I used Gentoo back in 2006, and I'm getting back into it for use as a server.  "Back in the day" getting support for wireless cards was such a pain, there were virtually no drivers available and everybody was trying to reverse engineer them.  Now I am looking to install Gentoo on an old desktop and I'd like to use a USB wireless adapter for my connection - can somebody please give me an update as to where wireless support sits these days?  Which USB adapters are most widely supported?  Are there any with which you've had particularly good or bad experiences?

Thanks!

----------

## NeddySeagoon

charlesread,

Welcome back.

Ralink and intel and atheros chipsets are well supported.

Unless you already own one, don't buy broadcom.

IF you want to assess a USB dongle you already own, try it with System Rescue CD, which makes an excellent Gentoo install starting point.

----------

## charlesread

Thank you very much - do you know which vendors use the Broadcom chipset so I can stay away?  Conversely, do you know which vendors use the good chipsets?

Thanks again!

----------

## NeddySeagoon

charlesread,

If only it were that simple.  Vendors mix and match to suit themselves and the market place for the chip sets.

----------

## Gusar

Get a TP-Link device. They use Atheros chips that work with the ath9k_htc driver. They're pretty much the best choice right now.

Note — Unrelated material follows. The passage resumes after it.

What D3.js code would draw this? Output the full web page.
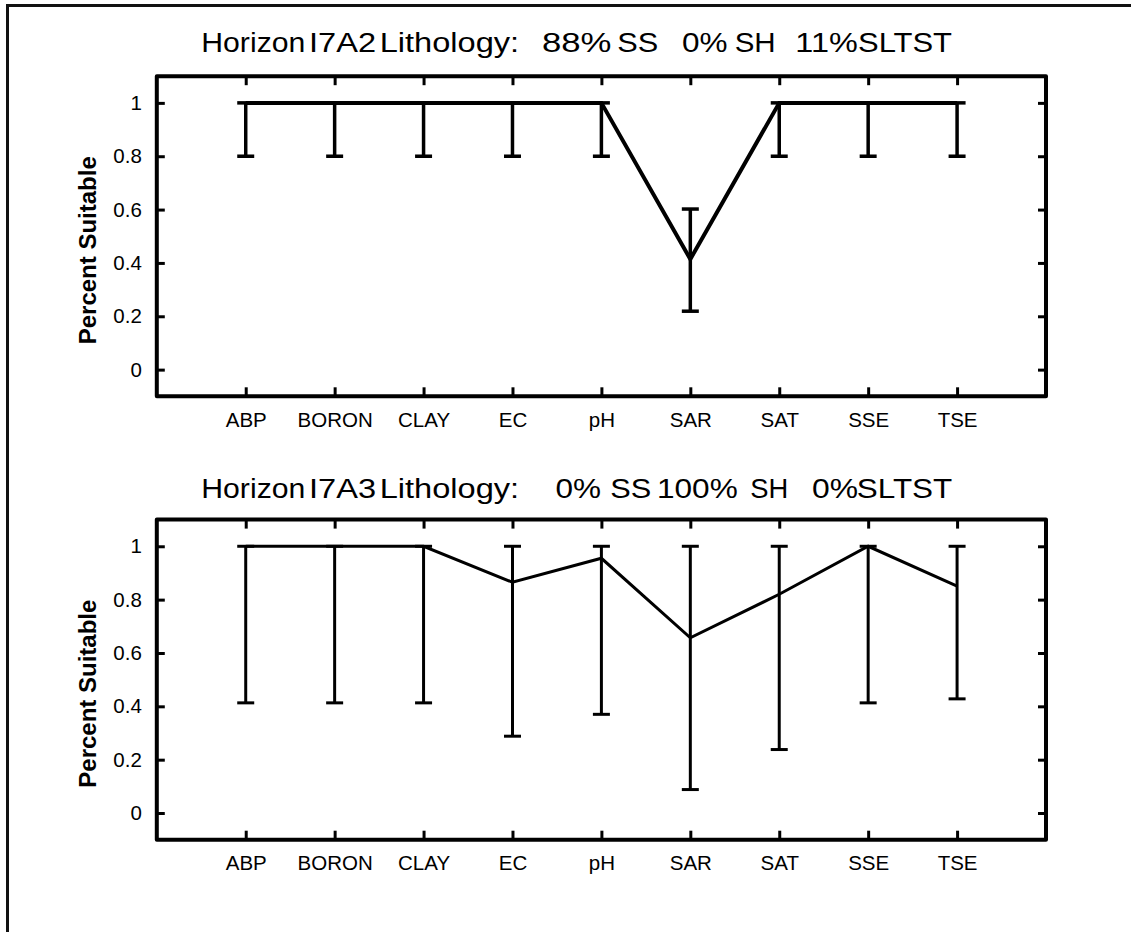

I have the most basic one, WN721N, it has no external antenna and does 150Mbps, more than enough for my needs. Then there's WN722N which also does 150Mbps but has an external antenna for better reception. If you need more speed, there's WN821N (300Mbps, no antenna) and WN822N (300Mbps, antennas).

----------

## charlesread

Thanks everybody!

----------

## saellaven

when I was researching wireless adapters to set a computer up for my dad, http://linuxwireless.org/en/users/Devices was priceless.

----------

## charlesread

Success - just a driver issue - thanks again everybody!

----------